Once again, a stellar food-and-drink destination has sprouted from farmers market roots.

Dumpling co-owners Bunbob Chhun and James Munson got their start selling bánh mì sandwiches to coffee shops, then matriculated to a stand at a few farmers markets. "It was a great opportunity to test recipes, and have face-to-face interactions with customers," Chhun said.

A series of pop-ups in restaurants followed. After searching for a year, Chhun and Munson landed their own brick-and-mortar spot, a modest storefront that had been occupied by Ming's Palace for 21 years.

"They were ready to retire, and we were ready to open," Chhun said.

A win-win all around, especially for fans of eclectic Asian comfort food.

The signature dish was served two ways, both excellent. One variety, plump and delicate, was crisped on the stove and filled with well-seasoned pork; the other combined the winter larder flavors of squash, spinach and sage inside an empanada-like fried snack and paired with a lively coconut-turmeric dipping sauce.

Other small plates include chicken wings, smartly rendered skewers of chicken and shrimp, and cream cheese wontons, usually so dreary but here a study in contrasts between delicate, flaky dough and rich filling.

For larger appetites, the ramen, redolent of much-nurtured pork and mushrooms, is a must. Ditto the lo mein. By all appearances, all that previous bánh mì experience did not go to waste.

The kitchen is turning out what's probably my favorite new fried chicken sandwich. The chasm between the extra-crispy skin and the ultra-juicy meat (the flavorful thigh to the rescue) was tantalizingly pronounced. The bun is a spongy bao, and garnishes include crunchy, vinegary pickles and spiced-up aioli. It's ridiculously good.

As for the stroganoff (!), "it's a great illustration of where we like to take our food," Chhun said. Consider this: Chinese egg noodles topped with sauteed mushrooms and onions. "But rather than deglazing the pan with brandy or wine, we use fish sauce, for an extra level of umami," he said.

The beef is brisket, slow-roasted for five hours, pulled and then crisped on the grill. Finishing touches include a runny poached egg, and bonito flakes. "It's classic and comforting, but also funky and interesting," he said. Agreed. At $16 — the menu's top price — it's also a fairly decent value.

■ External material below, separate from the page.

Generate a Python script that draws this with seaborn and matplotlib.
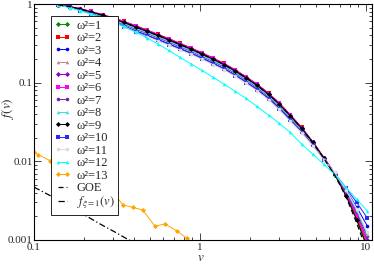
import matplotlib

matplotlib.use("Agg")

import matplotlib.pyplot as plt
import matplotlib.ticker as mticker
import numpy as np
import seaborn as sns

sns.set_style("ticks")
plt.rcParams["font.family"] = ["Liberation Serif", "DejaVu Serif"]
plt.rcParams["mathtext.fontset"] = "stix"

# common v grid of the omega^2 = 1..12 curves
v_grid = [0.14, 0.165, 0.19, 0.22, 0.26, 0.30, 0.35, 0.41, 0.48, 0.56,
          0.65, 0.76, 0.88, 1.03, 1.20, 1.40, 1.63, 1.90, 2.20, 2.60,
          3.00, 3.50, 4.10, 4.80, 5.60, 6.50, 7.60, 8.80, 10.2]

# log10 f(v)
log_f_w1 = [-0.010, -0.034, -0.062, -0.096, -0.139, -0.178, -0.226, -0.280, -0.335, -0.390,
            -0.445, -0.505, -0.560, -0.625, -0.690, -0.760, -0.840, -0.930, -1.020, -1.140,
            -1.260, -1.410, -1.572, -1.754, -1.957, -2.160, -2.420, -2.720, -3.080]
log_f_w2 = [-0.010, -0.033, -0.060, -0.093, -0.136, -0.174, -0.222, -0.275, -0.330, -0.385,
            -0.440, -0.500, -0.555, -0.620, -0.685, -0.755, -0.835, -0.925, -1.015, -1.135,
            -1.255, -1.405, -1.568, -1.751, -1.955, -2.150, -2.410, -2.700, -3.050]
log_f_w3 = [-0.010, -0.043, -0.080, -0.123, -0.175, -0.223, -0.280, -0.340, -0.395, -0.450,
            -0.505, -0.565, -0.620, -0.685, -0.750, -0.820, -0.900, -0.990, -1.080, -1.200,
            -1.320, -1.470, -1.620, -1.790, -1.975, -2.170, -2.360, -2.580, -2.820]
log_f_w4 = [-0.010, -0.036, -0.067, -0.102, -0.148, -0.189, -0.240, -0.295, -0.350, -0.405,
            -0.460, -0.520, -0.575, -0.640, -0.705, -0.775, -0.855, -0.945, -1.035, -1.155,
            -1.275, -1.425, -1.584, -1.763, -1.962, -2.160, -2.400, -2.660, -2.980]
log_f_w5 = [-0.010, -0.037, -0.068, -0.105, -0.151, -0.193, -0.244, -0.300, -0.355, -0.410,
            -0.465, -0.525, -0.580, -0.645, -0.710, -0.780, -0.860, -0.950, -1.040, -1.160,
            -1.280, -1.430, -1.588, -1.766, -1.963, -2.160, -2.400, -2.670, -3.000]
log_f_w6 = [-0.010, -0.033, -0.061, -0.095, -0.138, -0.176, -0.224, -0.278, -0.333, -0.388,
            -0.443, -0.503, -0.558, -0.623, -0.688, -0.758, -0.838, -0.928, -1.018, -1.138,
            -1.258, -1.408, -1.570, -1.753, -1.956, -2.150, -2.400, -2.680, -3.020]
log_f_w7 = [-0.010, -0.040, -0.074, -0.114, -0.163, -0.208, -0.262, -0.320, -0.375, -0.430,
            -0.485, -0.545, -0.600, -0.665, -0.730, -0.800, -0.880, -0.970, -1.060, -1.180,
            -1.300, -1.450, -1.604, -1.778, -1.969, -2.160, -2.380, -2.640, -2.950]
log_f_w8 = [-0.010, -0.038, -0.071, -0.109, -0.157, -0.200, -0.253, -0.310, -0.365, -0.420,
            -0.475, -0.535, -0.590, -0.655, -0.720, -0.790, -0.870, -0.960, -1.050, -1.170,
            -1.290, -1.440, -1.596, -1.772, -1.966, -2.150, -2.370, -2.620, -2.920]
log_f_w9 = [-0.010, -0.035, -0.065, -0.100, -0.145, -0.185, -0.235, -0.290, -0.345, -0.400,
            -0.455, -0.515, -0.570, -0.635, -0.700, -0.770, -0.850, -0.940, -1.030, -1.150,
            -1.270, -1.420, -1.580, -1.760, -1.960, -2.170, -2.440, -2.740, -3.100]
log_f_w10 = [-0.010, -0.044, -0.083, -0.127, -0.181, -0.230, -0.289, -0.350, -0.405, -0.460,
             -0.515, -0.575, -0.630, -0.695, -0.760, -0.830, -0.910, -1.000, -1.090, -1.210,
             -1.330, -1.480, -1.628, -1.796, -1.978, -2.150, -2.340, -2.520, -2.720]
log_f_w11 = [-0.010, -0.046, -0.086, -0.132, -0.187, -0.238, -0.298, -0.360, -0.415, -0.470,
             -0.525, -0.585, -0.640, -0.705, -0.770, -0.840, -0.920, -1.010, -1.100, -1.220,
             -1.340, -1.490, -1.636, -1.802, -1.981, -2.140, -2.360, -2.600, -2.900]
log_f_w12 = [-0.010, -0.045, -0.085, -0.125, -0.175, -0.225, -0.285, -0.355, -0.430, -0.510,
             -0.590, -0.680, -0.760, -0.845, -0.930, -1.020, -1.110, -1.200, -1.300, -1.413,
             -1.515, -1.632, -1.780, -1.910, -2.040, -2.170, -2.330, -2.480, -2.630]
log_f_goe = [-0.010, -0.035, -0.065, -0.100, -0.145, -0.185, -0.235, -0.290, -0.345, -0.400,
             -0.455, -0.515, -0.570, -0.635, -0.700, -0.770, -0.850, -0.940, -1.030, -1.150,
             -1.270, -1.420, -1.580, -1.765, -1.965, -2.175, -2.450, -2.780, -3.150]

v_w13 = [0.100, 0.106, 0.125, 0.15, 0.18, 0.22, 0.26, 0.299, 0.343, 0.394,
         0.453, 0.535, 0.616, 0.728, 0.835, 0.92]
f_w13 = [0.0130, 0.0122, 0.0102, 0.0085, 0.0068, 0.0056, 0.0048, 0.0041, 0.0028, 0.0026,
         0.0024, 0.0015, 0.0016, 0.0013, 0.00105, 0.00085]

v_xi1 = [0.10, 0.15, 0.20, 0.25, 0.30, 0.35, 0.40]
f_xi1 = [0.0047, 0.0030, 0.0021, 0.0016, 0.0013, 0.00108, 0.00093]

series = [
    ("ω²=1", log_f_w1, "#008b00", "D"),
    ("ω²=2", log_f_w2, "#ff0000", "s"),
    ("ω²=3", log_f_w3, "#0000ff", "o"),
    ("ω²=4", log_f_w4, "#bc8f8f", "^"),
    ("ω²=5", log_f_w5, "#9400d3", "D"),
    ("ω²=6", log_f_w6, "#ff00ff", "s"),
    ("ω²=7", log_f_w7, "#7221bc", "o"),
    ("ω²=8", log_f_w8, "#40e0d0", "^"),
    ("ω²=9", log_f_w9, "#000000", "D"),
    ("ω²=10", log_f_w10, "#2828ff", "s"),
    ("ω²=11", log_f_w11, "#dcdcdc", "o"),
    ("ω²=12", log_f_w12, "#00ffff", "^"),
]

fig = plt.figure(figsize=(3.74, 2.64), dpi=100)
ax = fig.add_axes([34 / 374, 24 / 264, 338 / 374, 236 / 264])

for label, logf, color, mk in series:
    sns.lineplot(x=v_grid, y=10 ** np.array(logf), ax=ax, color=color, marker=mk,
                 markersize=2.6, markeredgewidth=0, linewidth=0.7, label=label)

sns.lineplot(x=v_w13, y=f_w13, ax=ax, color="#ffa500", marker="D",
             markersize=2.6, markeredgewidth=0, linewidth=0.7, label="ω²=13")
sns.lineplot(x=v_grid, y=10 ** np.array(log_f_goe), ax=ax, color="black",
             linewidth=0.9, linestyle=(0, (4, 2.5)), label="GOE")
sns.lineplot(x=v_xi1, y=f_xi1, ax=ax, color="black", linewidth=0.9,
             linestyle=(0, (5, 2, 1, 2)), label=r"$f_{\xi=1}(v)$")

ax.set_xscale("log")
ax.set_yscale("log")
ax.set_xlim(0.1, 10.9)
ax.set_ylim(0.001, 1)

fmt = mticker.FuncFormatter(lambda y, _: f"{y:g}")
ax.xaxis.set_major_formatter(fmt)
ax.yaxis.set_major_formatter(fmt)
ax.xaxis.set_minor_formatter(mticker.NullFormatter())
ax.yaxis.set_minor_formatter(mticker.NullFormatter())
ax.tick_params(which="both", direction="in", top=True, right=True, width=0.6,
               labelsize=8, pad=1)
ax.tick_params(axis="x", which="both", pad=2.5)
ax.tick_params(which="major", length=5)
ax.tick_params(which="minor", length=2.5)
for sp in ax.spines.values():
    sp.set_linewidth(0.8)
    sp.set_color("black")

ax.set_xlabel(r"$v$", fontsize=9.5)
ax.set_ylabel(r"$f(v)$", fontsize=9.5)
ax.xaxis.set_label_coords(0.493, -0.052)
ax.yaxis.set_label_coords(-0.052, 0.56)

leg = ax.legend(loc="upper left", bbox_to_anchor=(0.05, 0.95), borderaxespad=0,
                fontsize=9, numpoints=2, handlelength=1.3, handletextpad=0.45,
                labelspacing=0.04, borderpad=0.3, frameon=True, fancybox=False,
                edgecolor="black", framealpha=1)
leg.get_frame().set_linewidth(0.6)

fig.savefig("out.png", dpi=100)
plt.close(fig)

Dessert was a peculiar yet oddly appealing pairing of (so-so) chocolate ice cream and (excellent) French fries, a fast-food junkie's dream. Service was attentive and well-informed, and the decor playfully evokes a 1980s strip mall, in a good way.

The one bummer? No reservations. However, the bar pours a handful of colorful sake cocktails, seven inexpensive and well-chosen wines by the glass and a few craft beers, all lessening the waiting pain. Oh, and takeout is available Sunday, Monday, Wednesday and Thursday.

4004 Minnehaha Av. S., Mpls., 612-724-8795, dumplingmpls.com. Open 4 to 10 p.m. Sun.-Mon. and Wed.-Thu., 4 p.m.-midnight Fri.-Sat.